RBI’s move has opened up new opportunities for the Indian telecom industry as wireless telecom operators feature on the list of entities that are eligible to set up payments banks in the country. Currently, banking regulations require telecom operators to partner with a bank for the cash-out function on their mobile wallets. They are required to put customers’ money in an escrow account with a partner bank. This account does not fetch any income for the non-bank payment company but the bank has access to the float. However, through a payments bank licence, operators can act as banks, which cannot perform lending functions and are required to park the entire amount of customers’ deposit in government securities.
The move is likely to have a positive impact on operator revenues. According to global financial services company Credit Suisse, mobile payments may add between 1 per cent and 8 per cent to total industry revenues, depending on the level of restrictions imposed by RBI. Moreover, telecom operators can leverage their existing retail networks to derive a strong business case from RBI’s proposition. As a result, the industry expects both incumbents and emerging players to compete for payments banks licences in order to strengthen their service portfolio and enhance profitability.
Operators’ role in the banking ecosystem
The key strength that makes telecom operators perfect candidates for acquiring payments banks licences is their readily available and widespread networks. Further, these players are already offering mobile money, m-banking and m-commerce services, and can further expand their service portfolio by providing services under the payments bank licence.
As per industry estimates, about 4 million customers currently subscribe to m-wallet services such as Bharti’s Airtel Money and Vodafone India’s M-Pesa. In fact, a payments bank licence will lend more credibility to these services and will help operators increase their mobile money customer base.
The licence will allow operators to take deposits and pay/earn interest without partnering with conventional banks. While they will not be allowed to lend money, the industry is hopeful that RBI will allow cash-out transactions, which will enable consumers to withdraw money at any location. Further, operators will be required to invest the money parked with them in government bonds, which in turn will allow them to offer higher interest rates on deposits. The payments bank model also aims to cater to migrant workers in metros or Tier 1 cities who need to send money to their families back home.

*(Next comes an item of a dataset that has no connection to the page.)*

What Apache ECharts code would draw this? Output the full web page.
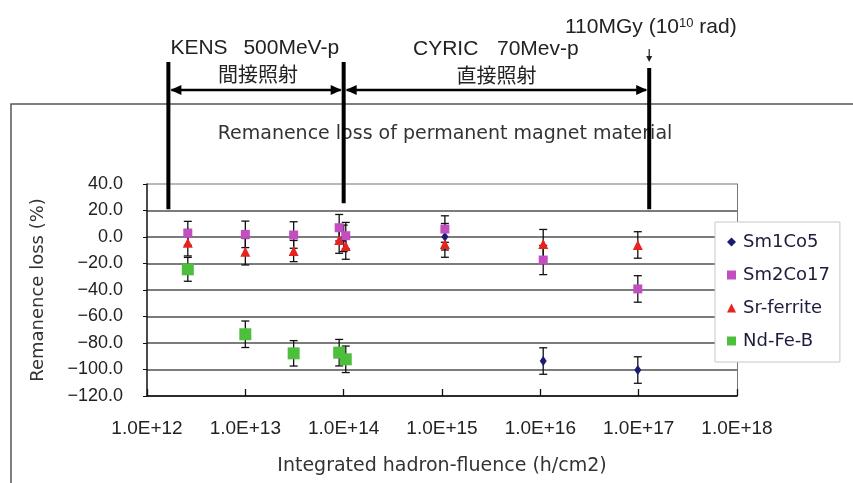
<!DOCTYPE html>
<html><head><meta charset="utf-8">
<script src="https://cdn.jsdelivr.net/npm/echarts@6/dist/echarts.min.js"></script>
<style>html,body{margin:0;padding:0;background:#fff}#c{width:853px;height:483px}</style>
</head><body><div id="c"></div>
<script>
// ---- data ----
const seriesNames = ['Sm1Co5', 'Sm2Co17', 'Sr-ferrite', 'Nd-Fe-B'];
// [fluence (h/cm2), remanence loss (%), error (%)]
const sm1co5 = [[1.0e14, -1, 10], [1.07e15, 0.2, 10], [1.07e16, -93.6, 10], [9.8e16, -100.4, 10]];
const sm2co17 = [[2.6e12, 2.8, 9], [1.0e13, 2, 10], [3.1e13, 1.5, 10], [9.0e13, 7, 10], [1.05e14, 1, 10],
                 [1.07e15, 6, 10], [1.07e16, -17.4, 11], [9.8e16, -39.2, 10]];
const srFerrite = [[2.6e12, -4.3, 10], [1.0e13, -11.1, 10], [3.1e13, -10.6, 8], [9.0e13, -2.3, 10], [1.05e14, -6.8, 10],
                   [1.07e15, -5.3, 10], [1.07e16, -5.3, 11], [9.8e16, -6, 10]];
const ndFeB = [[2.6e12, -24.4, 9], [1.0e13, -73.4, 10], [3.1e13, -87.8, 9.6], [9.0e13, -87.3, 10], [1.05e14, -92.3, 10]];
const yMin = -120, yMax = 40, yStep = 20;
const xMin = 1e12, xMax = 1e18;
// irradiation region boundaries (fluence) and where the bars end (remanence value)
const boundaryFluence = [1.65e12, 1.0e14, 1.28e17];
const boundaryBottom = [21, 25.5, 21];

const colors = ['#1b1b72', '#c24fc0', '#e8231e', '#4dbf3d'];
const symbols = ['diamond', 'rect', 'triangle', 'rect'];
const sizes = [[7, 10], 9, 10, 12];
const datasets = [sm1co5, sm2co17, srFerrite, ndFeB];
const wide = 'DejaVu Sans', lat = 'Liberation Sans', cjk = 'Noto Sans CJK JP';

function errRender(params, api) {
  const x = api.value(0), y = api.value(1), e = api.value(2);
  const p1 = api.coord([x, y + e]), p2 = api.coord([x, y - e]);
  const w = 4;
  const st = { stroke: '#111', lineWidth: 1.3 };
  return { type: 'group', children: [
    { type: 'line', shape: { x1: p1[0], y1: p1[1], x2: p2[0], y2: p2[1] }, style: st },
    { type: 'line', shape: { x1: p1[0] - w, y1: p1[1], x2: p1[0] + w, y2: p1[1] }, style: st },
    { type: 'line', shape: { x1: p2[0] - w, y1: p2[1], x2: p2[0] + w, y2: p2[1] }, style: st }
  ] };
}

const series = [];
datasets.forEach((d) => {
  series.push({ type: 'custom', renderItem: errRender, data: d, encode: { x: 0, y: 1 }, z: 2, silent: true });
});
datasets.forEach((d, i) => {
  series.push({ type: 'scatter', name: seriesNames[i], data: d.map(p => [p[0], p[1]]),
    symbol: symbols[i], symbolSize: sizes[i], itemStyle: { color: colors[i], opacity: 1 }, z: 3 });
});

const gridColors = [];
for (let v = yMin; v <= yMax; v += yStep) gridColors.push(v === yMax ? '#a0a0a0' : '#505050');

const chart = echarts.init(document.getElementById('c'));
chart.setOption({
  animation: false,
  backgroundColor: '#fff',
  title: { text: 'Remanence loss of permanent magnet material', left: 440, top: 120, textAlign: 'center',
    textStyle: { fontFamily: wide, fontSize: 19, fontWeight: 'normal', color: '#333' } },
  grid: { left: 147, right: 116, top: 184, bottom: 87 },
  legend: { orient: 'vertical', left: 715, top: 222, data: seriesNames, itemWidth: 9, itemHeight: 9, itemGap: 15,
    padding: [11, 10, 12, 12], borderColor: '#c8c8c8', borderWidth: 1, backgroundColor: '#fff',
    textStyle: { fontFamily: wide, fontSize: 18, color: '#1c1c3c', padding: [0, 0, 0, 2] } },
  xAxis: { type: 'log', logBase: 10, min: xMin, max: xMax,
    name: 'Integrated hadron-fluence (h/cm2)', nameLocation: 'middle', nameGap: 61,
    nameTextStyle: { fontFamily: wide, fontSize: 19, color: '#333' },
    axisLine: { onZero: false, lineStyle: { color: '#111', width: 1.5 } },
    axisTick: { inside: true, length: 7, lineStyle: { color: '#111', width: 1.3 } },
    minorTick: { show: false }, splitLine: { show: false },
    axisLabel: { margin: 23, fontFamily: lat, fontSize: 19, color: '#222',
      formatter: v => '1.0E+' + Math.round(Math.log10(v)) } },
  yAxis: [{ type: 'value', min: yMin, max: yMax, interval: yStep,
    name: 'Remanence loss (%)', nameLocation: 'middle', nameGap: 100,
    nameTextStyle: { fontFamily: wide, fontSize: 18, color: '#333' },
    axisLine: { show: true, onZero: false, lineStyle: { color: '#111', width: 1.5 } },
    axisTick: { show: true, length: 4, lineStyle: { color: '#111' } },
    splitLine: { show: true, lineStyle: { color: gridColors, width: 1.6 } },
    axisLabel: { margin: 24, fontFamily: lat, fontSize: 18, color: '#222', padding: [3, 0, 0, 0],
      formatter: v => v.toFixed(1).replace('-', '\u2212') } },
  { type: 'value', min: yMin, max: yMax, interval: yStep, position: 'right',
    axisLine: { show: true, onZero: false, lineStyle: { color: '#777', width: 1 } },
    axisTick: { show: false }, axisLabel: { show: false }, splitLine: { show: false } }],
  series: series
});

// ---- annotations ----
const bx = boundaryFluence.map(f => chart.convertToPixel({ xAxisIndex: 0 }, f));
const by = boundaryBottom.map(v => chart.convertToPixel({ yAxisIndex: 0 }, v));
const barTops = [62, 62, 68];
const arrowY = 90;
const g = [];
g.push({ type: 'rect', shape: { x: 11, y: 104, width: 900, height: 420 }, style: { fill: 'none', stroke: '#555', lineWidth: 1.5 }, z: 1, silent: true });
bx.forEach((x, i) => g.push({ type: 'line', shape: { x1: x, y1: barTops[i], x2: x, y2: by[i] }, style: { stroke: '#000', lineWidth: 4 }, z: 10 }));
function dblArrow(xa, xb) {
  const h = 5, L = 11;
  g.push({ type: 'line', shape: { x1: xa + 3, y1: arrowY, x2: xb - 3, y2: arrowY }, style: { stroke: '#000', lineWidth: 2.5 }, z: 10 });
  g.push({ type: 'polygon', shape: { points: [[xa + 2, arrowY], [xa + 2 + L, arrowY - h], [xa + 2 + L, arrowY + h]] }, style: { fill: '#000' }, z: 10 });
  g.push({ type: 'polygon', shape: { points: [[xb - 2, arrowY], [xb - 2 - L, arrowY - h], [xb - 2 - L, arrowY + h]] }, style: { fill: '#000' }, z: 10 });
}
dblArrow(bx[0], bx[1]);
dblArrow(bx[1], bx[2]);
function txt(text, x, y, font, size, align) {
  g.push({ type: 'text', x: x, y: y, z: 10, style: { text: text, fontFamily: font, fontSize: size, fill: '#222', align: align || 'left', verticalAlign: 'middle' } });
}
txt('KENS', bx[0] + 2, 48, lat, 21);
txt('500MeV-p', bx[0] + 75, 48, lat, 21);
txt('CYRIC', 413, 49, lat, 21);
txt('70Mev-p', 497, 49, lat, 21);
txt('間接照射', (bx[0] + bx[1]) / 2 + 2, 74, cjk, 20, 'center');
txt('直接照射', (bx[1] + bx[2]) / 2, 75, cjk, 20, 'center');
g.push({ type: 'text', x: 565, y: 27, z: 10, style: { text: '110MGy (10{s|10} rad)', fontFamily: lat, fontSize: 21, fill: '#222', verticalAlign: 'middle',
  rich: { s: { fontSize: 13, fontFamily: lat, fill: '#222', verticalAlign: 'top', lineHeight: 13, padding: [0, 0, 8, 0] } } } });
// small down arrow under the dose label
g.push({ type: 'line', shape: { x1: bx[2], y1: 49, x2: bx[2], y2: 60 }, style: { stroke: '#222', lineWidth: 1.2 }, z: 10 });
g.push({ type: 'polygon', shape: { points: [[bx[2] - 3, 56], [bx[2] + 3, 56], [bx[2], 62]] }, style: { fill: '#222' }, z: 10 });
chart.setOption({ graphic: g });
</script></body></html>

The potential success of the mobile banking business model in India also gains strength from the thriving mobile money market in African countries that have a similar demographic profile as India’s and face the same set of challenges in terms of limited financial inclusion. The M-Pesa service, which was launched in 2007 by Safaricom in Kenya, has catered to the large unbanked population in the country. The service initially allowed subscribers to carry out financial transactions with another phone user; however, it has matured and now allows money transfers to and from users’ bank account and M-Pesa wallets. Over the years, its increasing adoption has proved to be a boon for the operator as well as the Kenyan economy. Currently, the M-Pesa service has a strong user base of around 20 million and about 40 per cent of Kenya’s GDP flows through this payment platform. In 2010, Safaricom launched another product, M-KESHO, in Kenya, which offers services such as a savings account, short-term loan facilities and microinsurance products that can be accessed from a phone after registering for a bank account with an agent. Unlike M-Pesa, M-KESHO accounts pay interest without the requirement of any minimum balance and provide emergency credit facilities.
Key challenges
While the payments bank model offers huge potential for operators and consumers alike, clarity is required on various aspects of RBI’s draft guidelines. More information is needed on whether cash-outs in the form of people-to-people (P2P) money transfers will be allowed in India. Further, clarity on stand-alone retail partners as agents is required.
Also, as per the draft guidelines issued by RBI, payments banks can only be demand deposit acceptors. In such a scenario, e-money will be considered as a deposit and will be subject to deposit insurance and will also accrue interest. The lack of clarity on the payment of interest on such accounts is a key issue that must be addressed. For instance, in case operators are required to pay interest on such accounts, it is uncertain whether it will be in line with the rates paid by other commercial banks.
Also, there are several requirements in the draft guidelines that may act as potential impediments for operators to venture into the banking business. The foremost of these is the high capital requirement. Preventing operators from engaging in lending operations may also prove to be a dampener, especially in rural and semi-urban areas that lack structured credit facility systems.
Regulatory challenges aside, the biggest task at hand for operators would be to develop credibility and customer confidence. The payments bank model will appeal to consumers only when they are offered higher interest rates and transactions become less complex.
The way forward
Financial inclusion continues to be a challenge in India, with over 60 per cent of the population still having only limited access to banking services. Mobile operators with their strong networks and technological expertise to conduct P2P transactions are well equipped to compete with as well as complement the conventional banking sector. Although the association between telecom operators and conventional banks to reach the unbanked population is not new, RBI’s guidelines will give a fillip to this association and transform the way basic banking transactions are conducted. RBI must now take into account the telecom industry’s expectations before releasing the final norms as operators will offer the dual opportunity of bridging the financial gap in the system and improving banking access for rural customers.